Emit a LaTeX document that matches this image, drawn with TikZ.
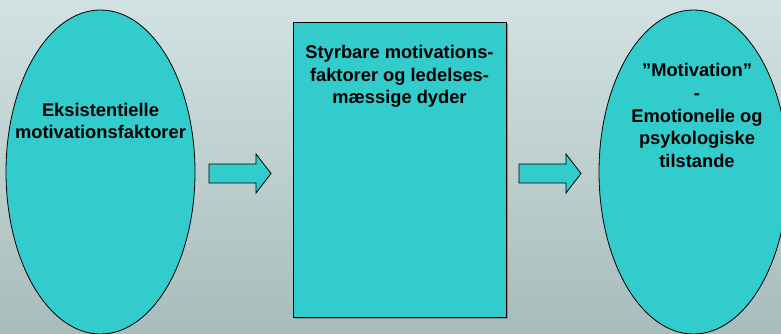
\documentclass[tikz,border=0pt]{standalone}
\usepackage{fontspec}
\setmainfont{Liberation Sans}
\usetikzlibrary{shapes.geometric}
\definecolor{bgtop}{HTML}{D2E2E2}
\definecolor{bgbot}{HTML}{A8BCBC}
\definecolor{cyanfill}{HTML}{33CCCC}
\begin{document}
\begin{tikzpicture}[x=1pt,y=-1pt,
  shapefill/.style={draw=black, fill=cyanfill, line width=0.8pt},
  lbl/.style={font=\fontsize{18.3}{22.5}\selectfont\bfseries, align=center, inner sep=0pt, text=black}]
\useasboundingbox (0,0) rectangle (781,334);
\shade[top color=bgtop, bottom color=bgbot] (0,0) rectangle (781,334);
% left ellipse
\node[shapefill, ellipse, minimum width=189pt, minimum height=324pt, inner sep=0pt] (left) at (100.5,172) {};
\node[lbl, anchor=base] (lefttxt) at (100.5,139) {Eksistentielle\\motivationsfaktorer};
% middle box
\fill[black!45] (295,24) rectangle (508,319);
\node[shapefill, rectangle, minimum width=213pt, minimum height=295pt, inner sep=0pt] (mid) at (399.5,169.5) {};
\node[lbl, anchor=base] (midtxt) at (399.5,104) {Styrbare motivations-\\faktorer og ledelses-\\mæssige dyder};
% right ellipse
\node[shapefill, ellipse, minimum width=189pt, minimum height=324pt, inner sep=0pt] (right) at (693.5,172) {};
\node[lbl, anchor=base] (righttxt) at (697,167) {”Motivation”\\-\\Emotionelle og\\psykologiske\\tilstande};
% block arrows
\draw[shapefill, line join=miter] (209,164) -- (256,164) -- (256,154) -- (271,173.5) -- (256,193) -- (256,183) -- (209,183) -- cycle;
\draw[shapefill, line join=miter] (519,164) -- (566,164) -- (566,154) -- (581,173.5) -- (566,193) -- (566,183) -- (519,183) -- cycle;
\end{tikzpicture}
\end{document}
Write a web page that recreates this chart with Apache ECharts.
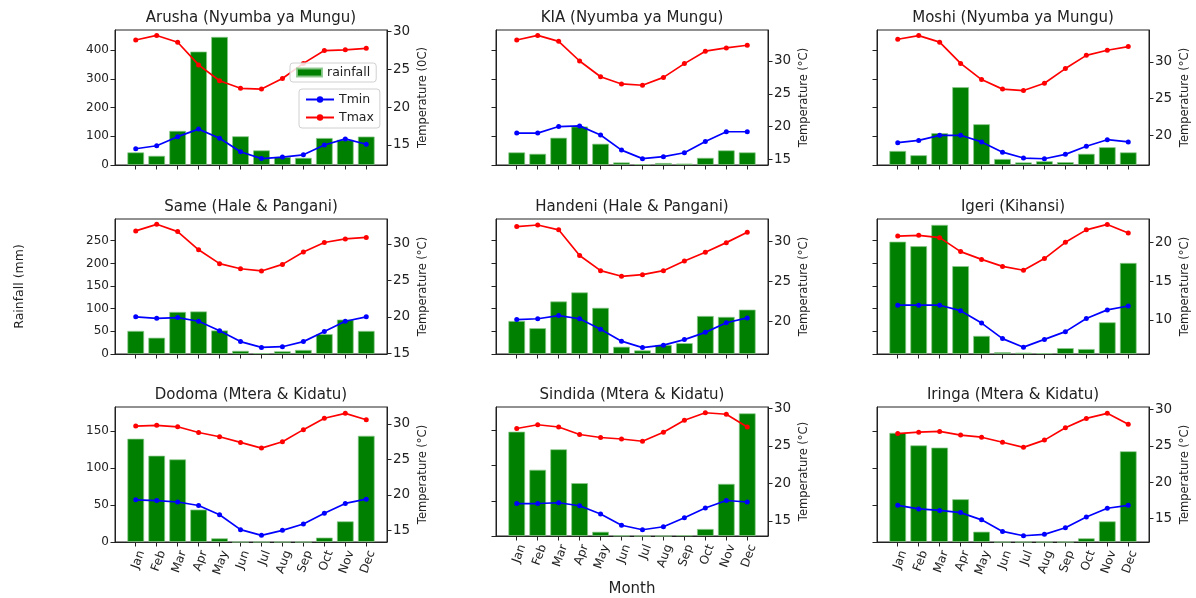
<!DOCTYPE html>
<html>
<head>
<meta charset="utf-8">
<script src="https://cdn.jsdelivr.net/npm/echarts@6/dist/echarts.min.js"></script>
<style>
html,body{margin:0;padding:0;background:#fff;}
#chart{width:1196px;height:598px;}
</style>
</head>
<body>
<div id="chart"></div>
<script>
const months = ['Jan','Feb','Mar','Apr','May','Jun','Jul','Aug','Sep','Oct','Nov','Dec'];

const arushaRain = [44, 32, 119, 395, 446, 100, 51, 28, 25, 94, 88, 99];
const arushaTmin = [14.5, 14.9, 16.1, 17.1, 15.9, 14.1, 13.2, 13.4, 13.7, 15.0, 15.8, 15.1];
const arushaTmax = [28.9, 29.5, 28.6, 25.6, 23.5, 22.5, 22.4, 23.8, 25.8, 27.5, 27.6, 27.8];

const kiaRain = [44, 39, 95, 134, 74, 9, 3, 7, 5, 25, 51, 44];
const kiaTmin = [19.0, 19.0, 20.0, 20.1, 18.7, 16.4, 15.1, 15.4, 16.0, 17.7, 19.2, 19.2];
const kiaTmax = [33.2, 33.9, 33.0, 30.0, 27.6, 26.5, 26.3, 27.5, 29.6, 31.5, 32.0, 32.4];

const moshiRain = [49, 34, 111, 271, 142, 21, 9, 13, 10, 39, 62, 44];
const moshiTmin = [19.0, 19.3, 20.0, 20.0, 19.1, 17.7, 16.9, 16.8, 17.4, 18.5, 19.4, 19.1];
const moshiTmax = [33.1, 33.6, 32.7, 29.8, 27.6, 26.3, 26.1, 27.1, 29.1, 30.9, 31.6, 32.1];

const sameRain = [51, 36, 93, 94, 52, 7, 2, 6, 9, 44, 76, 51];
const sameTmin = [20.0, 19.8, 19.9, 19.4, 18.1, 16.6, 15.8, 15.9, 16.6, 18.0, 19.4, 20.0];
const sameTmax = [31.8, 32.7, 31.7, 29.2, 27.3, 26.6, 26.3, 27.2, 28.9, 30.2, 30.7, 30.9];

const handeniRain = [73, 57, 116, 136, 102, 16, 8, 20, 24, 84, 82, 98];
const handeniTmin = [20.2, 20.3, 20.7, 20.3, 19.0, 17.5, 16.7, 17.0, 17.7, 18.6, 19.8, 20.4];
const handeniTmax = [31.8, 32.0, 31.4, 28.2, 26.3, 25.6, 25.8, 26.3, 27.5, 28.6, 29.8, 31.1];

const igeriRain = [248, 238, 285, 194, 40, 4, 3, 2, 13, 11, 70, 201];
const igeriTmin = [11.9, 11.9, 11.9, 11.2, 9.6, 7.6, 6.5, 7.5, 8.5, 10.2, 11.3, 11.8];
const igeriTmax = [20.8, 20.9, 20.6, 18.8, 17.8, 16.9, 16.4, 17.9, 20.0, 21.6, 22.3, 21.2];

const dodomaRain = [140, 117, 112, 44, 5, 0, 0, 0, 0, 6, 28, 144];
const dodomaTmin = [19.3, 19.2, 19.0, 18.5, 17.2, 15.1, 14.3, 15.0, 15.9, 17.4, 18.8, 19.4];
const dodomaTmax = [29.7, 29.8, 29.6, 28.8, 28.2, 27.4, 26.6, 27.5, 29.2, 30.8, 31.5, 30.6];

const sindidaRain = [148, 94, 123, 75, 6, 0.5, 0, 0, 1, 10, 74, 174];
const sindidaTmin = [17.3, 17.3, 17.4, 17.0, 15.9, 14.4, 13.8, 14.2, 15.4, 16.7, 17.7, 17.5];
const sindidaTmax = [27.3, 27.8, 27.5, 26.5, 26.1, 25.9, 25.6, 26.8, 28.4, 29.4, 29.2, 27.5];

const iringaRain = [148, 131, 128, 58, 14, 0, 0, 0, 0, 5, 28, 123];
const iringaTmin = [16.8, 16.3, 16.1, 15.8, 14.8, 13.2, 12.6, 12.8, 13.7, 15.2, 16.4, 16.8];
const iringaTmax = [26.7, 26.9, 27.0, 26.5, 26.2, 25.5, 24.8, 25.8, 27.5, 28.8, 29.5, 28.0];

const titles = ['Arusha (Nyumba ya Mungu)', 'KIA (Nyumba ya Mungu)', 'Moshi (Nyumba ya Mungu)',
  'Same (Hale & Pangani)', 'Handeni (Hale & Pangani)', 'Igeri (Kihansi)',
  'Dodoma (Mtera & Kidatu)', 'Sindida (Mtera & Kidatu)', 'Iringa (Mtera & Kidatu)'];
const tempNames = ['Temperature (0C)', 'Temperature (°C)', 'Temperature (°C)',
  'Temperature (°C)', 'Temperature (°C)', 'Temperature (°C)',
  'Temperature (°C)', 'Temperature (°C)', 'Temperature (°C)'];

const rainTickLabels = [[0, 100, 200, 300, 400], [0, 50, 100, 150, 200, 250], [0, 50, 100, 150]];
const tempTickLabels = [[15, 20, 25, 30], [15, 20, 25, 30], [20, 25, 30],
  [15, 20, 25, 30], [20, 25, 30], [10, 15, 20],
  [15, 20, 25, 30], [15, 20, 25, 30], [15, 20, 25, 30]];

const rains = [arushaRain, kiaRain, moshiRain, sameRain, handeniRain, igeriRain, dodomaRain, sindidaRain, iringaRain];
const tmins = [arushaTmin, kiaTmin, moshiTmin, sameTmin, handeniTmin, igeriTmin, dodomaTmin, sindidaTmin, iringaTmin];
const tmaxs = [arushaTmax, kiaTmax, moshiTmax, sameTmax, handeniTmax, igeriTmax, dodomaTmax, sindidaTmax, iringaTmax];

// axis limits (layout)
const rowRainMax = [470, 298, 183];
const tempLimits = [[12.35, 30.22], [14.13, 34.73], [15.95, 34.36],
  [14.9, 33.43], [15.9, 32.75], [5.62, 23.0],
  [13.36, 32.39], [12.97, 30.17], [11.74, 30.37]];

const colLeft = [115, 496, 877];
const rowTop = [30, 219, 407];
const gw = 272, gh = 135;
const xMin = -0.99, xMax = 11.99;
const FONT = 'DejaVu Sans';
const INK = '#222';
const monthIdx = months.map((m, i) => i);

const grids = [], xAxes = [], yAxes = [], series = [], titleOpts = [];
for (let i = 0; i < 9; i++) {
  const r = Math.floor(i / 3), c = i % 3;
  grids.push({left: colLeft[c], top: rowTop[r], width: gw, height: gh,
    show: true, borderColor: INK, borderWidth: 1, backgroundColor: 'rgba(0,0,0,0)'});
  titleOpts.push({text: titles[i], left: colLeft[c] + gw / 2, top: rowTop[r] - 19, textAlign: 'center', padding: 0,
    textStyle: {fontFamily: FONT, fontSize: 15, fontWeight: 'normal', color: INK}});
  xAxes.push({gridIndex: i, type: 'value', min: xMin, max: xMax,
    axisLine: {show: true, onZero: false, lineStyle: {color: INK, width: 1}},
    axisTick: {show: true, customValues: monthIdx, length: 4.5, lineStyle: {color: INK}},
    axisLabel: {show: r === 2, customValues: monthIdx, formatter: v => months[Math.round(v)],
      rotate: 70, align: 'right', verticalAlign: 'top', margin: 7,
      fontFamily: FONT, fontSize: 12, color: INK},
    splitLine: {show: false},
    name: i === 7 ? 'Month' : '', nameLocation: 'middle', nameGap: 46,
    nameTextStyle: {fontFamily: FONT, fontSize: 15, color: INK}});
  yAxes.push({gridIndex: i, type: 'value', position: 'left', min: 0, max: rowRainMax[r],
    axisLine: {show: true, onZero: false, lineStyle: {color: INK, width: 1}},
    axisTick: {show: true, customValues: rainTickLabels[r], length: 4.5, lineStyle: {color: INK}},
    axisLabel: {show: c === 0, customValues: rainTickLabels[r], margin: 6, fontFamily: FONT, fontSize: 12, color: INK},
    splitLine: {show: false},
    name: i === 3 ? 'Rainfall (mm)' : '', nameLocation: 'middle', nameRotate: 90, nameGap: 89,
    nameTextStyle: {fontFamily: FONT, fontSize: 12.5, color: INK}});
  yAxes.push({gridIndex: i, type: 'value', position: 'right', min: tempLimits[i][0], max: tempLimits[i][1],
    axisLine: {show: true, onZero: false, lineStyle: {color: INK, width: 1}},
    axisTick: {show: true, customValues: tempTickLabels[i], length: 4.5, lineStyle: {color: INK}},
    axisLabel: {show: true, customValues: tempTickLabels[i], margin: 6, fontFamily: FONT, fontSize: 13.5, color: INK},
    splitLine: {show: false},
    name: tempNames[i], nameLocation: 'middle', nameRotate: 90, nameGap: 30,
    nameTextStyle: {fontFamily: FONT, fontSize: 11.5, color: INK}});
  const bw = 0.8 * gw / (xMax - xMin);
  series.push({name: 'rainfall', type: 'bar', xAxisIndex: i, yAxisIndex: 2 * i,
    data: rains[i].map((v, k) => [k, v]), barWidth: bw,
    itemStyle: {color: '#008000', borderColor: 'rgba(140,200,140,0.9)', borderWidth: 0.8}, z: 2});
  series.push({name: 'Tmin', type: 'line', xAxisIndex: i, yAxisIndex: 2 * i + 1,
    data: tmins[i].map((v, k) => [k, v]), color: '#0000ff', symbol: 'circle', symbolSize: 5,
    lineStyle: {width: 1.7, color: '#0000ff'}, itemStyle: {color: '#0000ff'}, z: 3});
  series.push({name: 'Tmax', type: 'line', xAxisIndex: i, yAxisIndex: 2 * i + 1,
    data: tmaxs[i].map((v, k) => [k, v]), color: '#ff0000', symbol: 'circle', symbolSize: 5,
    lineStyle: {width: 1.7, color: '#ff0000'}, itemStyle: {color: '#ff0000'}, z: 3});
}

const legendBox = {borderColor: '#d0d0d0', borderWidth: 1, borderRadius: 3, backgroundColor: 'rgba(255,255,255,0.85)',
  textStyle: {fontFamily: FONT, fontSize: 12.5, color: INK}, orient: 'vertical', selectedMode: false};
const option = {
  animation: false,
  backgroundColor: '#ffffff',
  title: titleOpts,
  legend: [
    Object.assign({}, legendBox, {data: [{name: 'rainfall', icon: 'rect'}], left: 290, top: 63,
      itemWidth: 25, itemHeight: 8, itemGap: 4, padding: [3, 6, 3, 6]}),
    Object.assign({}, legendBox, {data: ['Tmin', 'Tmax'], left: 299, top: 89,
      itemWidth: 28, itemHeight: 8, itemGap: 5, padding: [4, 6, 4, 6]})
  ],
  grid: grids,
  xAxis: xAxes,
  yAxis: yAxes,
  series: series
};
const chart = echarts.init(document.getElementById('chart'), null, {renderer: 'canvas'});
chart.setOption(option);
</script>
</body>
</html>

==*==

The first line to copy holds "Write a web", and the last holds "27.5, 27.6, 27.8];". Copy them and the lines between exactly, leaving out pictures.

[The reply]
Write a web page that recreates this chart with Apache ECharts.
<!DOCTYPE html>
<html>
<head>
<meta charset="utf-8">
<script src="https://cdn.jsdelivr.net/npm/echarts@6/dist/echarts.min.js"></script>
<style>
html,body{margin:0;padding:0;background:#fff;}
#chart{width:1196px;height:598px;}
</style>
</head>
<body>
<div id="chart"></div>
<script>
const months = ['Jan','Feb','Mar','Apr','May','Jun','Jul','Aug','Sep','Oct','Nov','Dec'];

const arushaRain = [44, 32, 119, 395, 446, 100, 51, 28, 25, 94, 88, 99];
const arushaTmin = [14.5, 14.9, 16.1, 17.1, 15.9, 14.1, 13.2, 13.4, 13.7, 15.0, 15.8, 15.1];
const arushaTmax = [28.9, 29.5, 28.6, 25.6, 23.5, 22.5, 22.4, 23.8, 25.8, 27.5, 27.6, 27.8];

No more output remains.